Shaped by the Cross: University Church, San Antonio, TX

by Elizabeth McGregor Simmons ’79

                            

“Christian communities can no longer assume that congregants know their story; it must be imaginatively told, retold, and enacted, so that tradition becomes a living thing.” (Diana Butler Bass, The Practicing Congregation: Imagining A New Old Church)

 
When new members at University Presbyterian Church are introduced during worship, they are presented with loaves of bread which have been joyfully home-baked by members of the congregation and a charge: that as they savor the bread, bread which represents Christ’s body, at their dinner tables at home, they might ponder and anticipate how their participation in this local and particular expression of Christ’s body might change University Presbyterian Church and thereby intentionally strengthen our ministry to the world and practice of faith.
 
When UPC members depart, we bid them farewell by presenting them with a cross which has been joyfully hand-carved by a woodworking member of the congregation, telling the story of the cross, and commissioning them for future ministry.
 
The story goes this way: One Sunday morning in 1950, a group of people gathered to worship.  Trinity University was moving to a new site in San Antonio, Texas, and it had been determined that there needed to be a “northern” Presbyterian presence associated with this “northern” Presbyterian institution of higher learning.
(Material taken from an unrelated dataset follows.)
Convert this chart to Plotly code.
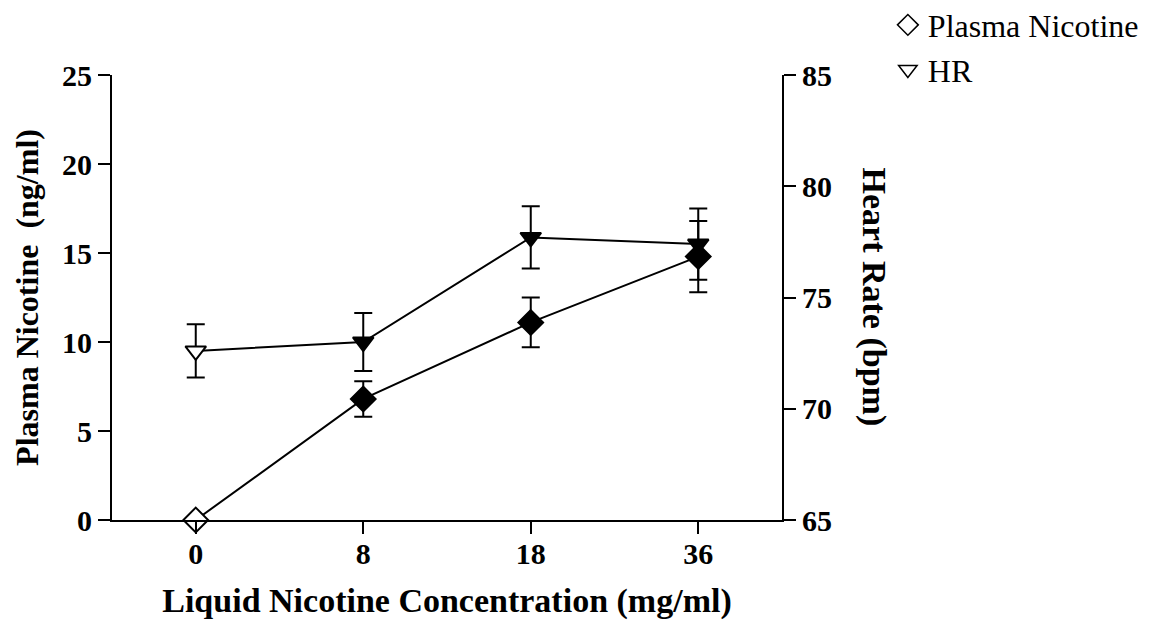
import plotly.graph_objects as go

categories = ["0", "8", "18", "36"]
nicotine = [0.0, 6.8, 11.1, 14.8]
nicotine_sem = [0.0, 1.0, 1.4, 2.0]
hr = [72.6, 73.0, 77.7, 77.4]
hr_sem = [1.2, 1.3, 1.4, 1.6]
fill_colors = ["white", "black", "black", "black"]

FONT = "Liberation Serif"
fig = go.Figure()

fig.add_trace(go.Scatter(
    x=categories, y=hr, yaxis="y2", mode="lines+markers", showlegend=False,
    line=dict(color="black", width=2),
    marker=dict(symbol="triangle-down", size=18, color=fill_colors,
                line=dict(color="black", width=2)),
    error_y=dict(type="data", array=hr_sem, color="black", thickness=2, width=9),
    cliponaxis=False,
))
fig.add_trace(go.Scatter(
    x=categories, y=nicotine, mode="lines+markers", showlegend=False,
    line=dict(color="black", width=2),
    marker=dict(symbol="diamond", size=19, color=fill_colors,
                line=dict(color="black", width=2)),
    error_y=dict(type="data", array=nicotine_sem, color="black", thickness=2, width=9),
    cliponaxis=False,
))
# legend-only entries
fig.add_trace(go.Scatter(x=[None], y=[None], mode="markers", name="Plasma Nicotine",
                         marker=dict(symbol="diamond", size=16, color="white",
                                     line=dict(color="black", width=1.5))))
fig.add_trace(go.Scatter(x=[None], y=[None], mode="markers", name="HR",
                         marker=dict(symbol="triangle-down", size=16, color="white",
                                     line=dict(color="black", width=1.5))))

tick_font = dict(family=FONT, size=30, color="black", weight="bold")
title_font = dict(family=FONT, size=34, color="black", weight="bold")
common = dict(showgrid=False, zeroline=False, showline=True, linecolor="black", linewidth=2,
              ticks="outside", ticklen=12, tickwidth=2, tickcolor="black", tickfont=tick_font)
fig.update_layout(
    width=1148, height=614,
    margin=dict(l=104, r=374, t=67, b=102, autoexpand=False),
    plot_bgcolor="white", paper_bgcolor="white",
    font=dict(family=FONT, color="black"),
    xaxis=dict(type="category", range=[-0.5, 3.5], ticklabelstandoff=-6,
               title=dict(text="Liquid Nicotine Concentration (mg/ml)", font=title_font,
                          standoff=19), **common),
    yaxis=dict(range=[0, 25], tickvals=[0, 5, 10, 15, 20, 25],
               title=dict(text="Plasma Nicotine  (ng/ml)",
                          font=dict(family=FONT, size=32, color="black", weight="bold"),
                          standoff=14),
               **common),
    yaxis2=dict(range=[65, 85], tickvals=[65, 70, 75, 80, 85], overlaying="y", side="right",
                **common),
    legend=dict(x=1.158, y=1.174, xanchor="left", yanchor="top",
                font=dict(family=FONT, size=32, color="black"),
                bgcolor="rgba(0,0,0,0)"),
    annotations=[dict(text="Heart Rate (bpm)", textangle=90, xref="paper", yref="paper",
                      x=1.1388, y=0.5, xanchor="center", yanchor="middle",
                      showarrow=False, font=title_font)],
)

fig.write_html("out.html")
Northrup Hall, the first building on the campus, was nearing completion and had been designated as the location for the first worship service of University Presbyterian Church.
 
When the pastor and worshippers arrived that morning, they were met by the construction superintendent who said, “Northrup Hall isn’t yet ready.  You can’t come in the building this morning!” What was this brand-new church, eagerly anticipating its first worship service, to do? Their response: They set up chairs outdoors. Two students scavenged the construction site, located two pieces of scrap lumber, nailed them together, propped them up against the side of the building, and on that Sunday and every Sunday since, the jagged-edge, scrap lumber cross, was and has been the focal point of worship at University Presbyterian and served to significantly shape our ministry.
 
There would come a time, when the congregation was making plans to design and erect its sanctuary, that a benefactor would offer the Session a significant sum of money to construct an imposing edifice and place within it an elegant cross.  The Session voted to decline the gift, saying, “This cross, placed within a simple and plain sanctuary, is who we are.”
 
And so it is.
 
After I have told the story of the cross and presented the hand-carved replica to our departing members, it is my privilege as the pastor of this amazing community of God’s people to say: “This cross isn’t beautiful in the way that the crosses that you see in some church buildings are, but it is beautiful to us. Its beauty resides in the way that the jagged edges of Christ’s life, death, and resurrection intersect with the jagged, hurting edges of our world.  It is where we, the church in this place, and where you, as you leave on your journey of discipleship to another place of ministry, are called to be.”